Clang vs. GCC when static_cast'ing to a move-only type

Question

Consider the following simple move-only class:

struct bar {
    constexpr bar() = default;
    bar(bar const&) = delete;
    bar(bar&&)      = default;
    bar& operator=(bar const&) = delete;
    bar& operator=(bar&&)      = default;
};

Now, let's create a wrapper:

template <class T>
struct box {
    constexpr box(T&& x)
        : _payload{std::move(x)}
    {}

    constexpr explicit operator T() &&
    {
        return std::move(_payload);
    }

  private:
    T _payload;
};

And a test:

int main()
{
    auto x = box<bar>{bar{}};
    auto y = static_cast<bar&&>(std::move(x));
}

Clang-6.0 is happy with this code if compiled with -std=c++14 or above. GCC-8.1 however produces the following error:

<source>: In function 'int main()':
<source>:29:45: error: invalid static_cast from type 'std::remove_reference<box<bar>&>::type' {aka 'box<bar>'} to type 'bar&&'
     auto y = static_cast<bar&&>(std::move(x));

Here's a link to compiler explorer to try it out.

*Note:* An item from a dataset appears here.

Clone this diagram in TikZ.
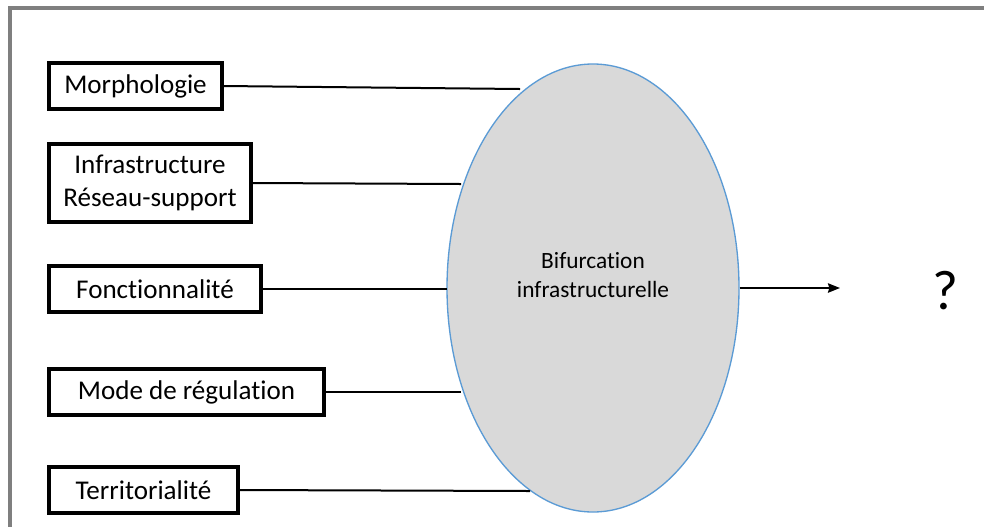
\documentclass[tikz,border=0pt]{standalone}
\usepackage{fontspec}
\setmainfont{Carlito}[Ligatures=NoCommon]
\usetikzlibrary{shapes.geometric,arrows.meta}
\definecolor{framegray}{HTML}{7F7F7F}
\definecolor{ellfill}{HTML}{D9D9D9}
\definecolor{ellline}{HTML}{5B9BD5}
\tikzset{
  factor/.style={draw=black, line width=2.3pt, fill=white, inner sep=0pt, align=center, font=\fontsize{20.3}{24.8}\selectfont},
  link/.style={draw=black, line width=1.5pt},
}
\begin{document}
\begin{tikzpicture}[x=0.75pt,y=-0.75pt]
\useasboundingbox (0,0) rectangle (984,526);
\fill[white] (0,0) rectangle (984,526);
\draw[framegray, line width=2.6pt] (990,8) -- (10,8) -- (10,535);

\node[ellipse, draw=ellline, line width=1pt, fill=ellfill, minimum width=219pt, minimum height=336pt, inner sep=0pt] (ell) at (593,288) {};
\node[align=center, inner sep=0pt, font=\fontsize{17.5}{22}\selectfont] (elltext) at (593,275) {Bifurcation\\infrastructurelle};

\node[factor, minimum width=129.75pt, minimum height=34.5pt] (morph) at (135.5,86) {Morphologie};
\node[factor, minimum width=151.5pt, minimum height=58.5pt] (infra) at (150,183) {Infrastructure\\Réseau-support};
\node[factor, minimum width=159pt, minimum height=34.5pt] (fonct) at (155,289) {Fonctionnalité};
\node[factor, minimum width=206.25pt, minimum height=34.5pt] (mode) at (186.5,392) {Mode de régulation};
\node[factor, minimum width=141.75pt, minimum height=34.5pt] (terr) at (143.5,490) {Territorialité};

\coordinate (em) at (520,89);
\coordinate (ei) at (461,184);
\coordinate (ef) at (447,289);
\coordinate (emr) at (461,392);
\coordinate (et) at (530,491);
\coordinate (arrend) at (840,288);

\draw[link] (morph.east) -- (em);
\draw[link] (infra.east) -- (ei);
\draw[link] (fonct.east) -- (ef);
\draw[link] (mode.east) -- (emr);
\draw[link] (terr.east) -- (et);

\draw[link, -{Stealth[length=9pt, width=7pt, inset=1pt]}] (ell.east) -- (arrend);

\node[font=\fontsize{42}{48}\selectfont, inner sep=0pt] (q) at (945,291) {?};
\end{tikzpicture}
\end{document}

So my question is, who's right and who's wrong?

Answer 1

Simplified example:

struct bar 
{
    bar() = default;
    bar(bar const&) = delete;
    bar(bar&&) = default;
};

struct box 
{
    explicit operator bar() && { return bar{}; }
};

int main() { static_cast<bar&&>(box{}); }

live on godbolt.org

---

First of all, let's see what it means for a conversion operator to be explicit:

A conversion function may be explicit, in which case it is only considered as a user-defined conversion for direct-initialization. Otherwise, user-defined conversions are not restricted to use in assignments and initializations.

Is static_cast considered direct-initialization?

The initialization that occurs in the forms

T x(a);
T x{a};

as well as in new expressions, static_­cast expressions, functional notation type conversions, mem-initializers, and the braced-init-list form of a condition is called direct-initialization.

---

Since static_cast is direct-initalization, it doesn't matter whether the conversion operator is marked explicit or not. However, removing explicit makes the code compile on both g++ and clang++: live example on godbolt.org.

This makes me believe that it's a g++ bug, as explicit makes a difference here... when it shouldn't.